ARY2260 / openpom

Replication of the Principal Odor Map paper by Brian K. Lee et al. (2023).
MIT License
23 stars 28 forks source link

Problems in the training and inference #23

Open Tiger2Wings opened 5 months ago

Tiger2Wings commented 5 months ago

2 problems, thank U! 1, Training problem Training the model with ensemble_benchmark.ipynb using curated_GS_LF_merged_4983.csv as train dataset modify the line 'train_dataset, test_dataset = splitter.train_test_split(dataset, frac_train=0.8, train_dir='./splits/train_data', test_dir='./splits/test_data')' let frac_train=0.9 (instead of frac_train=0.8) ERROR 'Traceback (most recent call last): File "/home/ubuntu/openpom/examples/benchmark2.py", line 132, in test_scores = model.evaluate(test_dataset, [metric])['roc_auc_score'] File "/home/ubuntu/.conda/envs/openpom/lib/python3.9/site-packages/deepchem/models/models.py", line 219, in evaluate return evaluator.compute_model_performance( File "/home/ubuntu/.conda/envs/openpom/lib/python3.9/site-packages/deepchem/utils/evaluate.py", line 315, in compute_model_performance results = metric.compute_metric( File "/home/ubuntu/.conda/envs/openpom/lib/python3.9/site-packages/deepchem/metrics/metric.py", line 650, in compute_metric metric_value = self.compute_singletask_metric( File "/home/ubuntu/.conda/envs/openpom/lib/python3.9/site-packages/deepchem/metrics/metric.py", line 726, in compute_singletask_metric metric_value = self.metric(y_true_arr, y_pred_arr, *kwargs) File "/home/ubuntu/.conda/envs/openpom/lib/python3.9/site-packages/sklearn/utils/_param_validation.py", line 213, in wrapper return func(args, **kwargs) File "/home/ubuntu/.conda/envs/openpom/lib/python3.9/site-packages/sklearn/metrics/_ranking.py", line 648, in roc_auc_score return _average_binary_score( File "/home/ubuntu/.conda/envs/openpom/lib/python3.9/site-packages/sklearn/metrics/_base.py", line 118, in _average_binary_score score[c] = binary_metric(y_true_c, y_score_c, sample_weight=score_weight) File "/home/ubuntu/.conda/envs/openpom/lib/python3.9/site-packages/sklearn/metrics/_ranking.py", line 382, in _binary_roc_auc_score raise ValueError( ValueError: Only one class present in y_true.

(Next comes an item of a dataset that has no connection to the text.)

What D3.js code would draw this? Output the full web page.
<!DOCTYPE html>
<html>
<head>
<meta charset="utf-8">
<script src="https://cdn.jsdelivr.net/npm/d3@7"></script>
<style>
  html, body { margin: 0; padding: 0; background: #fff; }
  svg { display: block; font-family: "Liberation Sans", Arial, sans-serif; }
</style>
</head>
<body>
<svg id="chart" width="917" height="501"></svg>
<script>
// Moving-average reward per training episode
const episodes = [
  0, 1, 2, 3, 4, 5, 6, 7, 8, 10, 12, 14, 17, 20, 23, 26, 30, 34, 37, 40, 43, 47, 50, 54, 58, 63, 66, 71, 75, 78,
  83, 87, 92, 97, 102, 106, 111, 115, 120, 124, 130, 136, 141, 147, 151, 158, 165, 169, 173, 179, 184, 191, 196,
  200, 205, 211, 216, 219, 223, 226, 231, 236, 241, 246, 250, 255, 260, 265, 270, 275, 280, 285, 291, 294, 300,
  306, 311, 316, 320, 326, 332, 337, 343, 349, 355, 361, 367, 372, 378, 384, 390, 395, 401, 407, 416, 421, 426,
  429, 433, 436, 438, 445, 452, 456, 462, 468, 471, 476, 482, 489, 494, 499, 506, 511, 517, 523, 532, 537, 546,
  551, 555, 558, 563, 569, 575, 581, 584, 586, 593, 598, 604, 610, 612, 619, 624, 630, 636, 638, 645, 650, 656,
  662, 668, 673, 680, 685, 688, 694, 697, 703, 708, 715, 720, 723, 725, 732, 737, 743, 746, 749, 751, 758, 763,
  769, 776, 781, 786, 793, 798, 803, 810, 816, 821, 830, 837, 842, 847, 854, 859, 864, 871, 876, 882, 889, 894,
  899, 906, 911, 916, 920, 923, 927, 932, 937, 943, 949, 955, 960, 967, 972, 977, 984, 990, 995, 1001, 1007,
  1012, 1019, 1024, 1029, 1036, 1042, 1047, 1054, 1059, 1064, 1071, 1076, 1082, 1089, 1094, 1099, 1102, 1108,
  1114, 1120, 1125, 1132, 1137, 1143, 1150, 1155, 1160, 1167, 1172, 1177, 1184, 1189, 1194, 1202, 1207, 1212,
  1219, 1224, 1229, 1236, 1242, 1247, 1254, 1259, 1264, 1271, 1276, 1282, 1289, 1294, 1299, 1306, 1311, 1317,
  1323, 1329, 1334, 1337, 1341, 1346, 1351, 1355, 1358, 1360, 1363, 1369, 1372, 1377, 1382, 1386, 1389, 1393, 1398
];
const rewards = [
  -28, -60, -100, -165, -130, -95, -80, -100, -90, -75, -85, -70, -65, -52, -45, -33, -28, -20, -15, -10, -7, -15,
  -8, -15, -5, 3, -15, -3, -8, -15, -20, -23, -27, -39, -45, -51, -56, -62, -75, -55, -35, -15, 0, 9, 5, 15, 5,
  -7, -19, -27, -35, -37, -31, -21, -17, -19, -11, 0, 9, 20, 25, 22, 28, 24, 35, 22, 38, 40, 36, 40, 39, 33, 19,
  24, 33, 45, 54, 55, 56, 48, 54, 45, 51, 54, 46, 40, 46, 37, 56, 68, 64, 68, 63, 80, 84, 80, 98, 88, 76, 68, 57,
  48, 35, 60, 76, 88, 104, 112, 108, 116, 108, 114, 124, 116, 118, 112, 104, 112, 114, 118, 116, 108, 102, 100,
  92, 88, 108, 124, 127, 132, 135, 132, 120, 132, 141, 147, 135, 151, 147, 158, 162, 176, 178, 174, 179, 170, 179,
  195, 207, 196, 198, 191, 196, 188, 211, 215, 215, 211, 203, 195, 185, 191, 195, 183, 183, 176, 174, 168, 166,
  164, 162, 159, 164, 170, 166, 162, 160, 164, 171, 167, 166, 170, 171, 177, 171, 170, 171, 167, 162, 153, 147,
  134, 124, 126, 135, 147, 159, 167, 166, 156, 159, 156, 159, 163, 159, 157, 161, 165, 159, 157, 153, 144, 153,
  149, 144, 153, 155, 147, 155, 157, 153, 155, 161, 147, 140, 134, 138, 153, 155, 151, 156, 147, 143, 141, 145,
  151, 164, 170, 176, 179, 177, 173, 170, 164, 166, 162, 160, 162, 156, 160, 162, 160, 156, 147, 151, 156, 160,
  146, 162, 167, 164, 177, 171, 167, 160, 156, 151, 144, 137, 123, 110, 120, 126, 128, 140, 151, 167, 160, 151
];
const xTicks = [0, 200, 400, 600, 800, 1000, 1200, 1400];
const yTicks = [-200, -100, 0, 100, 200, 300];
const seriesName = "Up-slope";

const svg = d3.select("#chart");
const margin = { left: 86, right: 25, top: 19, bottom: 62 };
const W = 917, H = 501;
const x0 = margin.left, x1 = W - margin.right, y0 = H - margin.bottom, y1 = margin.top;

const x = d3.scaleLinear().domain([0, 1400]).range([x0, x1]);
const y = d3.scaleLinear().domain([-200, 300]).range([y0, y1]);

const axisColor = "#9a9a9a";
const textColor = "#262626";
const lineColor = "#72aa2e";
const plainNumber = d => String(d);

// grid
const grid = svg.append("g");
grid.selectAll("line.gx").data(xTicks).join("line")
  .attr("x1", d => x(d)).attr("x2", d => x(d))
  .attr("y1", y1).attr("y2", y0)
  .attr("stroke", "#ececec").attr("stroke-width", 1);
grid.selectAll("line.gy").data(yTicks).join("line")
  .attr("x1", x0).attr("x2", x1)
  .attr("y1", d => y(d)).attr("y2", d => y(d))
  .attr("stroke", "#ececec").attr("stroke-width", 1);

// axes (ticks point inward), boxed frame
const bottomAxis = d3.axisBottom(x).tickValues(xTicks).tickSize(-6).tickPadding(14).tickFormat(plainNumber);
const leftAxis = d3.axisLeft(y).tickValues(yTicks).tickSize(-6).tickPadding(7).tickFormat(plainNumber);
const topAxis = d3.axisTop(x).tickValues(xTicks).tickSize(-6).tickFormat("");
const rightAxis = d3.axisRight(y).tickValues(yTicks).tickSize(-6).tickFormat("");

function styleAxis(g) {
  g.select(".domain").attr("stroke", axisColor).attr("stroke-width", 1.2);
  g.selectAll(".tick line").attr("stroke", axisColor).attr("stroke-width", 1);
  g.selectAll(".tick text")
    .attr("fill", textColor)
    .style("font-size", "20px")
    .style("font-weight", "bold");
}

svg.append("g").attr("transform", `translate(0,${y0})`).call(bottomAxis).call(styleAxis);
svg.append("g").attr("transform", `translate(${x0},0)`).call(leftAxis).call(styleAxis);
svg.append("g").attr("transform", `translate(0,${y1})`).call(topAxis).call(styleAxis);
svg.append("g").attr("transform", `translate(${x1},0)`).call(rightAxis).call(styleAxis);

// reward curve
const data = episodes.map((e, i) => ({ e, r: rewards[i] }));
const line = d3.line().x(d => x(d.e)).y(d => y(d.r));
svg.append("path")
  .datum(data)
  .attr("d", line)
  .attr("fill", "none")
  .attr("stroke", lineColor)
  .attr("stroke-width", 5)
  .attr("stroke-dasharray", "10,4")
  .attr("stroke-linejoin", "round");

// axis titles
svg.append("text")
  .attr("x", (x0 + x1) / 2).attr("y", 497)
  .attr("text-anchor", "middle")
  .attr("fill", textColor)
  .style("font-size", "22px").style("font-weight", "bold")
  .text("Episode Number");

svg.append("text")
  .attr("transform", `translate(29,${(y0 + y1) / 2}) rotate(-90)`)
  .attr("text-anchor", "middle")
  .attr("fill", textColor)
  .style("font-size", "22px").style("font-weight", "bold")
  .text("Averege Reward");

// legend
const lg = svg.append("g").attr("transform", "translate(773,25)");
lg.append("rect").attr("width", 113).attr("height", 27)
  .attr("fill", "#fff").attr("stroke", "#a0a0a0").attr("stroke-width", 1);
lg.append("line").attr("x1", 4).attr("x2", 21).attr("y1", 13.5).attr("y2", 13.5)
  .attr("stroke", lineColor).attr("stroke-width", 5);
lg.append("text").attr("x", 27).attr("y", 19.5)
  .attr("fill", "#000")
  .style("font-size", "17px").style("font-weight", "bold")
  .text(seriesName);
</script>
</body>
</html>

ROC AUC score is not defined in that case.'

How frac_train=0.9 made the ERROR?

2, Inference problem I had trained the model with n_models = 10 and nb_epoch = 62 (By the way, what value of nb_epoch is best?) model.restore(f"./ensemble_models/experiments_1/checkpoint2.pt") model.restore(f"./ensemble_models/experiments_10/checkpoint2.pt") So, There is a significant difference between the Inference results with experiments_1/checkpoint2.pt and experiments_10/checkpoint2.pt. For example, the 5 odors with top 5 high Inference values and 138 values OC12C3CC3C4CC(CCC41C)C2(C)C ['woody', 'green', 'amber', 'camphoreous', 'dry']

OC12C3CC3C4CC(CCC41C)C2(C)C ['spicy', 'earthy', 'herbal', 'woody', 'green']

Which model is better and how to get the best one? Is it an overfitting problem caused by a small training dataset?